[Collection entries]
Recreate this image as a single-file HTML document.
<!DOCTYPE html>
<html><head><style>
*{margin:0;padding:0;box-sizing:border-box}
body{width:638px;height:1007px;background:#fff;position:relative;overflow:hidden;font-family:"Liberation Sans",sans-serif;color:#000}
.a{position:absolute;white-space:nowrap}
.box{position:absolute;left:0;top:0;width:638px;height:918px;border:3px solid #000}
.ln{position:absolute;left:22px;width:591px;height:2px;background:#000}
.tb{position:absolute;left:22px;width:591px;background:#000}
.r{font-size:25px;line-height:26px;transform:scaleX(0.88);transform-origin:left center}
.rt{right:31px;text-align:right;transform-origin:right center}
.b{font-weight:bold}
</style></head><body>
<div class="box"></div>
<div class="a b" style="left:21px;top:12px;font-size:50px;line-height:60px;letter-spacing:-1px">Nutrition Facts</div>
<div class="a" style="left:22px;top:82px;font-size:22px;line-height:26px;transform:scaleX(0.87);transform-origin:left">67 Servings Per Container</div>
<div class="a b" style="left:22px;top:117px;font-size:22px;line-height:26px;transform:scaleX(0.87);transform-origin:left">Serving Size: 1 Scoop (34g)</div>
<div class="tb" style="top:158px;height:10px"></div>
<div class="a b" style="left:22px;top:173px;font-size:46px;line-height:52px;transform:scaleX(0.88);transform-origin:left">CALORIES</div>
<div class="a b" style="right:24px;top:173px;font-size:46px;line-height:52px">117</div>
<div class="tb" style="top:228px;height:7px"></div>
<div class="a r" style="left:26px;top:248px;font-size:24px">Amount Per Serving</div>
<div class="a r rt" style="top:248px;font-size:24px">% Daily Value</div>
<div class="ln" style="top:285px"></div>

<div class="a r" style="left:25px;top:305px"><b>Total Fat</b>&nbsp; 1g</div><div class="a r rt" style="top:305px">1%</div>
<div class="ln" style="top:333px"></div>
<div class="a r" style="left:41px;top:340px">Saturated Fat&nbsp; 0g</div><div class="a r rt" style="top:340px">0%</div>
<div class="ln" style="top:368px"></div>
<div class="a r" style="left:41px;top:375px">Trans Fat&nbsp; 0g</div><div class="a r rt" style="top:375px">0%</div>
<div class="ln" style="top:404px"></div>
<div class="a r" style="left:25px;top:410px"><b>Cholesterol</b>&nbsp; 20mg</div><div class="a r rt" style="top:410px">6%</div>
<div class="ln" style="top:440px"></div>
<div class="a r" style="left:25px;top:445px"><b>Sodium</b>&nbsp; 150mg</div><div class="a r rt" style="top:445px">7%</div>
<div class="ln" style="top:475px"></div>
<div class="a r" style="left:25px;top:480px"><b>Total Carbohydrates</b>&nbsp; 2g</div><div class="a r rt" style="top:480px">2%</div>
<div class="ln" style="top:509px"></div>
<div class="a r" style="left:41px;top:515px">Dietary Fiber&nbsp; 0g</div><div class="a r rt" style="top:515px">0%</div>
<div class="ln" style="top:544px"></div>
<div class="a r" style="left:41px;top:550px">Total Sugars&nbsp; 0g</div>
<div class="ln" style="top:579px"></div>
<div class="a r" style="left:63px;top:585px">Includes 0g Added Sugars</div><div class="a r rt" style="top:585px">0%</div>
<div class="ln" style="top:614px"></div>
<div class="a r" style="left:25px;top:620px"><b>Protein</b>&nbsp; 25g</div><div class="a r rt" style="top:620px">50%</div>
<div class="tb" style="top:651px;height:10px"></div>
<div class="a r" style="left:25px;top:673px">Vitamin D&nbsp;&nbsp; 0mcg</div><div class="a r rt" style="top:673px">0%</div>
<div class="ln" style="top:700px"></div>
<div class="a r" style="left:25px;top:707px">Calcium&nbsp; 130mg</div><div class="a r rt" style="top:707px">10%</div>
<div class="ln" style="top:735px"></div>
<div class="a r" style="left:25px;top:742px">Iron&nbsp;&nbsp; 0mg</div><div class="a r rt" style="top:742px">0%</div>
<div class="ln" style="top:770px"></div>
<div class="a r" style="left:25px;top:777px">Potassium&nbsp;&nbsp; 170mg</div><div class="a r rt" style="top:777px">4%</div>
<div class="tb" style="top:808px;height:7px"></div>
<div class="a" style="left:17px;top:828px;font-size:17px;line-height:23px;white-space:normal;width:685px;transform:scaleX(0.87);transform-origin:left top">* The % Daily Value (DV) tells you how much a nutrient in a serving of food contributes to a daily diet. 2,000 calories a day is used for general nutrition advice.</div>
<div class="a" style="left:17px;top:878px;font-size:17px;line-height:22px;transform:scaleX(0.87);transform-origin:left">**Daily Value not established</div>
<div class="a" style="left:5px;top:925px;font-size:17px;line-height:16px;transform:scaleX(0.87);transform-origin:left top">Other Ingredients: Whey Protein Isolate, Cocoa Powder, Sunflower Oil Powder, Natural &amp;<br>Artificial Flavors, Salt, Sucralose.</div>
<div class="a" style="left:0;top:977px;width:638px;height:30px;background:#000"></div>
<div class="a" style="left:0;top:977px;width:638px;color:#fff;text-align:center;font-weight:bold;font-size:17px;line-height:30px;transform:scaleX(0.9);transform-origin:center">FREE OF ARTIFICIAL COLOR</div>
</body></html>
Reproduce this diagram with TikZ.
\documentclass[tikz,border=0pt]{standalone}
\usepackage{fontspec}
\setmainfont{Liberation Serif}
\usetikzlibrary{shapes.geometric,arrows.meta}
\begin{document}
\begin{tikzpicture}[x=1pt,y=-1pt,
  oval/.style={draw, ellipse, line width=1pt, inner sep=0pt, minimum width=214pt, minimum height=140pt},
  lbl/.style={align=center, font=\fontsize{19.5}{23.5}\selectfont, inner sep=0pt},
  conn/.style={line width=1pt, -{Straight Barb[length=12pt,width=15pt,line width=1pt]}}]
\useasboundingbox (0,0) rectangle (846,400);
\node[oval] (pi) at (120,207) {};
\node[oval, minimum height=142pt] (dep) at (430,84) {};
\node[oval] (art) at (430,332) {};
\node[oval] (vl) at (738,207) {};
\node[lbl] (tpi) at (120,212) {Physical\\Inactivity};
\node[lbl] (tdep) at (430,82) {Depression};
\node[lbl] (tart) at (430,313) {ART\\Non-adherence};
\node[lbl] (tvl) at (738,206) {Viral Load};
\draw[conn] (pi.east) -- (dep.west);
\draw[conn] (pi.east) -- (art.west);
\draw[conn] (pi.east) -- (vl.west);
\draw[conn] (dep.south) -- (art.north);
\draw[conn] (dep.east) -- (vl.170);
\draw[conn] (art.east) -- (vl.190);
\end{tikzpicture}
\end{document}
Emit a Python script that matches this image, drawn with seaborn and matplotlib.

→ **Task**
Type out the entries again, word for word.

→ **The result**
Recreate this image as a single-file HTML document.
<!DOCTYPE html>
<html><head><style>
*{margin:0;padding:0;box-sizing:border-box}
body{width:638px;height:1007px;background:#fff;position:relative;overflow:hidden;font-family:"Liberation Sans",sans-serif;color:#000}
.a{position:absolute;white-space:nowrap}
.box{position:absolute;left:0;top:0;width:638px;height:918px;border:3px solid #000}
.ln{position:absolute;left:22px;width:591px;height:2px;background:#000}
.tb{position:absolute;left:22px;width:591px;background:#000}
.r{font-size:25px;line-height:26px;transform:scaleX(0.88);transform-origin:left center}
.rt{right:31px;text-align:right;transform-origin:right center}
.b{font-weight:bold}
</style></head><body>
<div class="box"></div>
<div class="a b" style="left:21px;top:12px;font-size:50px;line-height:60px;letter-spacing:-1px">Nutrition Facts</div>
<div class="a" style="left:22px;top:82px;font-size:22px;line-height:26px;transform:scaleX(0.87);transform-origin:left">67 Servings Per Container</div>
<div class="a b" style="left:22px;top:117px;font-size:22px;line-height:26px;transform:scaleX(0.87);transform-origin:left">Serving Size: 1 Scoop (34g)</div>
<div class="tb" style="top:158px;height:10px"></div>
<div class="a b" style="left:22px;top:173px;font-size:46px;line-height:52px;transform:scaleX(0.88);transform-origin:left">CALORIES</div>
<div class="a b" style="right:24px;top:173px;font-size:46px;line-height:52px">117</div>
<div class="tb" style="top:228px;height:7px"></div>
<div class="a r" style="left:26px;top:248px;font-size:24px">Amount Per Serving</div>
<div class="a r rt" style="top:248px;font-size:24px">% Daily Value</div>
<div class="ln" style="top:285px"></div>

<div class="a r" style="left:25px;top:305px"><b>Total Fat</b>&nbsp; 1g</div><div class="a r rt" style="top:305px">1%</div>
<div class="ln" style="top:333px"></div>
<div class="a r" style="left:41px;top:340px">Saturated Fat&nbsp; 0g</div><div class="a r rt" style="top:340px">0%</div>
<div class="ln" style="top:368px"></div>
<div class="a r" style="left:41px;top:375px">Trans Fat&nbsp; 0g</div><div class="a r rt" style="top:375px">0%</div>
<div class="ln" style="top:404px"></div>
<div class="a r" style="left:25px;top:410px"><b>Cholesterol</b>&nbsp; 20mg</div><div class="a r rt" style="top:410px">6%</div>
<div class="ln" style="top:440px"></div>
<div class="a r" style="left:25px;top:445px"><b>Sodium</b>&nbsp; 150mg</div><div class="a r rt" style="top:445px">7%</div>
<div class="ln" style="top:475px"></div>
<div class="a r" style="left:25px;top:480px"><b>Total Carbohydrates</b>&nbsp; 2g</div><div class="a r rt" style="top:480px">2%</div>
<div class="ln" style="top:509px"></div>
<div class="a r" style="left:41px;top:515px">Dietary Fiber&nbsp; 0g</div><div class="a r rt" style="top:515px">0%</div>
<div class="ln" style="top:544px"></div>
<div class="a r" style="left:41px;top:550px">Total Sugars&nbsp; 0g</div>
<div class="ln" style="top:579px"></div>
<div class="a r" style="left:63px;top:585px">Includes 0g Added Sugars</div><div class="a r rt" style="top:585px">0%</div>
<div class="ln" style="top:614px"></div>
<div class="a r" style="left:25px;top:620px"><b>Protein</b>&nbsp; 25g</div><div class="a r rt" style="top:620px">50%</div>
<div class="tb" style="top:651px;height:10px"></div>
<div class="a r" style="left:25px;top:673px">Vitamin D&nbsp;&nbsp; 0mcg</div><div class="a r rt" style="top:673px">0%</div>
<div class="ln" style="top:700px"></div>
<div class="a r" style="left:25px;top:707px">Calcium&nbsp; 130mg</div><div class="a r rt" style="top:707px">10%</div>
<div class="ln" style="top:735px"></div>
<div class="a r" style="left:25px;top:742px">Iron&nbsp;&nbsp; 0mg</div><div class="a r rt" style="top:742px">0%</div>
<div class="ln" style="top:770px"></div>
<div class="a r" style="left:25px;top:777px">Potassium&nbsp;&nbsp; 170mg</div><div class="a r rt" style="top:777px">4%</div>
<div class="tb" style="top:808px;height:7px"></div>
<div class="a" style="left:17px;top:828px;font-size:17px;line-height:23px;white-space:normal;width:685px;transform:scaleX(0.87);transform-origin:left top">* The % Daily Value (DV) tells you how much a nutrient in a serving of food contributes to a daily diet. 2,000 calories a day is used for general nutrition advice.</div>
<div class="a" style="left:17px;top:878px;font-size:17px;line-height:22px;transform:scaleX(0.87);transform-origin:left">**Daily Value not established</div>
<div class="a" style="left:5px;top:925px;font-size:17px;line-height:16px;transform:scaleX(0.87);transform-origin:left top">Other Ingredients: Whey Protein Isolate, Cocoa Powder, Sunflower Oil Powder, Natural &amp;<br>Artificial Flavors, Salt, Sucralose.</div>
<div class="a" style="left:0;top:977px;width:638px;height:30px;background:#000"></div>
<div class="a" style="left:0;top:977px;width:638px;color:#fff;text-align:center;font-weight:bold;font-size:17px;line-height:30px;transform:scaleX(0.9);transform-origin:center">FREE OF ARTIFICIAL COLOR</div>
</body></html>
Reproduce this diagram with TikZ.
\documentclass[tikz,border=0pt]{standalone}
\usepackage{fontspec}
\setmainfont{Liberation Serif}
\usetikzlibrary{shapes.geometric,arrows.meta}
\begin{document}
\begin{tikzpicture}[x=1pt,y=-1pt,
  oval/.style={draw, ellipse, line width=1pt, inner sep=0pt, minimum width=214pt, minimum height=140pt},
  lbl/.style={align=center, font=\fontsize{19.5}{23.5}\selectfont, inner sep=0pt},
  conn/.style={line width=1pt, -{Straight Barb[length=12pt,width=15pt,line width=1pt]}}]
\useasboundingbox (0,0) rectangle (846,400);
\node[oval] (pi) at (120,207) {};
\node[oval, minimum height=142pt] (dep) at (430,84) {};
\node[oval] (art) at (430,332) {};
\node[oval] (vl) at (738,207) {};
\node[lbl] (tpi) at (120,212) {Physical\\Inactivity};
\node[lbl] (tdep) at (430,82) {Depression};
\node[lbl] (tart) at (430,313) {ART\\Non-adherence};
\node[lbl] (tvl) at (738,206) {Viral Load};
\draw[conn] (pi.east) -- (dep.west);
\draw[conn] (pi.east) -- (art.west);
\draw[conn] (pi.east) -- (vl.west);
\draw[conn] (dep.south) -- (art.north);
\draw[conn] (dep.east) -- (vl.170);
\draw[conn] (art.east) -- (vl.190);
\end{tikzpicture}
\end{document}
Emit a Python script that matches this image, drawn with seaborn and matplotlib.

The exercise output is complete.